Ninguém o conseguia contactar : nem a sua editora, a Flammarion, nem o seu agente literário, nem os organizadores da digressão. O escritor não respondia a emails, a sua página no Facebook desaparecera, o seu número de telefone estava desactivado. Espalharam-se pela Internet as explicações mais desvairadas. O autor de As Partículas Elementares, conhecido pelos seus sarcasmos sobre o Islão, teria sido sequestrado pela Al-Qaeda. Ou então, garantiam outros, fora raptado por extra-terrestres, talvez interessados na raça de neo-humanos que o autor imaginara em A Possibilidade de Uma Ilha.

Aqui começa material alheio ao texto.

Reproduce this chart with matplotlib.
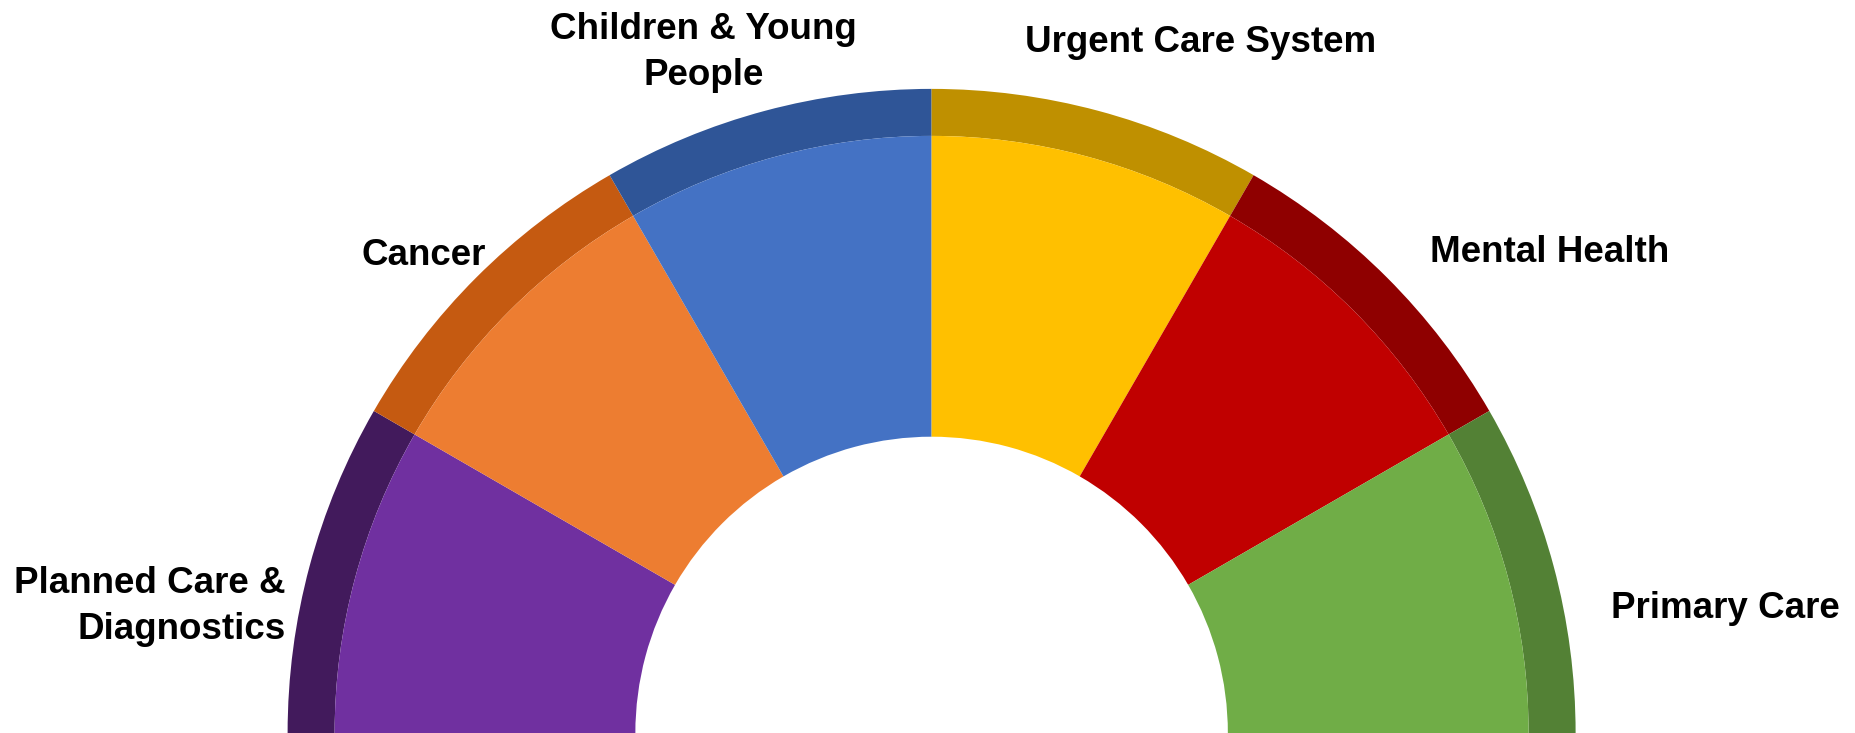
import matplotlib

matplotlib.use("Agg")
import matplotlib.pyplot as plt

# Programme areas, drawn clockwise from the left end of the arc
areas = [
    "Planned Care &\nDiagnostics",
    "Cancer",
    "Children & Young\nPeople",
    "Urgent Care System",
    "Mental Health",
    "Primary Care",
]
shares = [1, 1, 1, 1, 1, 1]

fill_colors = ["#7030A0", "#ED7D31", "#4472C4", "#FFC000", "#C00000", "#70AD47"]
rim_colors = ["#421A5C", "#C55A11", "#2F5597", "#BF9000", "#8F0000", "#538135"]

# label anchor (x, y) in axis units, horizontal alignment
label_pos = [
    (-1.003, 0.196, "right"),
    (-0.788, 0.741, "center"),
    (-0.354, 1.057, "center"),
    (0.417, 1.072, "center"),
    (0.959, 0.746, "center"),
    (1.232, 0.193, "center"),
]

R_OUT = 1.0
R_RIM = 0.927
R_HOLE = 0.46

fig = plt.figure(figsize=(18.56, 7.33), dpi=100, facecolor="white")
ax = fig.add_axes([0, 0, 1, 1])

# bottom half is a blank wedge so the visible arc covers 180 degrees
values = shares + [sum(shares)]
hidden = "none"

ax.pie(
    values,
    radius=R_OUT,
    startangle=180,
    counterclock=False,
    colors=rim_colors + [hidden],
    wedgeprops=dict(width=R_OUT - R_RIM, linewidth=0),
)
ax.pie(
    values,
    radius=R_RIM,
    startangle=180,
    counterclock=False,
    colors=fill_colors + [hidden],
    wedgeprops=dict(width=R_RIM - R_HOLE, linewidth=0),
)

for name, (x, y, ha) in zip(areas, label_pos):
    ax.text(
        x, y, name,
        ha=ha, va="center", multialignment=ha,
        fontsize=26.5, fontweight="bold", family="Liberation Sans", color="black",
        linespacing=1.42,
    )

ax.set_aspect("equal", adjustable="datalim")
ax.set_xlim(-1.4466, 1.4354)
ax.set_ylim(0.0, 1.138)
ax.axis("off")

fig.savefig("out.png", dpi=100, facecolor="white")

Para apimentar um pouco mais o incidente, todos os que tinham lido O Território e o Mapa se lembravam de que o livro incluía uma personagem chamada Houellebecq que gostava de desaparecer do convívio mundano, refugiando-se numa casa da costa irlandesa (onde o autor também viveu). No romance, Jed Martin, o protagonista, tenta desesperadamente encontrá-lo, mas sem êxito.

Quando o Houellebecq propriamente dito reapareceu, três dias depois, contou que a linha telefónica  da sua casa de Almería, em Espanha, onde então morava, tinha sofrido uma avaria. Uma explicação decepcionantemente trivial, mas não muito mais credível do que o rapto por marcianos.

A questão ficou sempre em aberto, e foi nesse ponto que Guillaume Nicloux lhe pegou, propondo a sua própria solução para o enigma. Tinha sido mesmo um rapto, mas os sequestradores não eram marcianos nem muçulmanos radicais. Eram três amadores, funcionando como intermediários, e que tinham levado o escritor para uma casa isolada em plena província francesa.

O filme de Nicloux é o retrato da improvável relação que se estabelece entre o sofisticado Houellebecq e os três marginais que o sequestram. Mantêm conversas delirantes, às vezes absurdas e cómicas, outras vezes comoventes. A fragilidade física de Houellebecq contrasta com a ostensiva virilidade dos seus raptores – um pratica culturismo, outro intressa-se pelo boxe tailandês. Houellebecq, que fuma e bebe quanto baste ao longo desta espécie de falso documentário, dirá depois que se reconhece mais neste filme do que as páginas dos seus livros.

O realizador garantirá que todas as cenas de L’Enlèvement de Michel Houellebecq foram gravadas à primeira, e em tempo real, tal como foram vividas. E conta que há um momento em que, depois de muitas insistências de Houellebecq, o deixam guiar um carro. O escritor viaja com um dos seus sequestradores, também ele interpretado por um actor amador.  Sucede que Houllebecq acelera até aos 300 km/hora, deixando em pânico o seu passageiro, tanto mais que este sabia que o autor deixara redigido um testamento antes de entrar no carro. O actor, diz Nicloux, receou que Houellebeck tivesse mesmo decidido suicidar-se.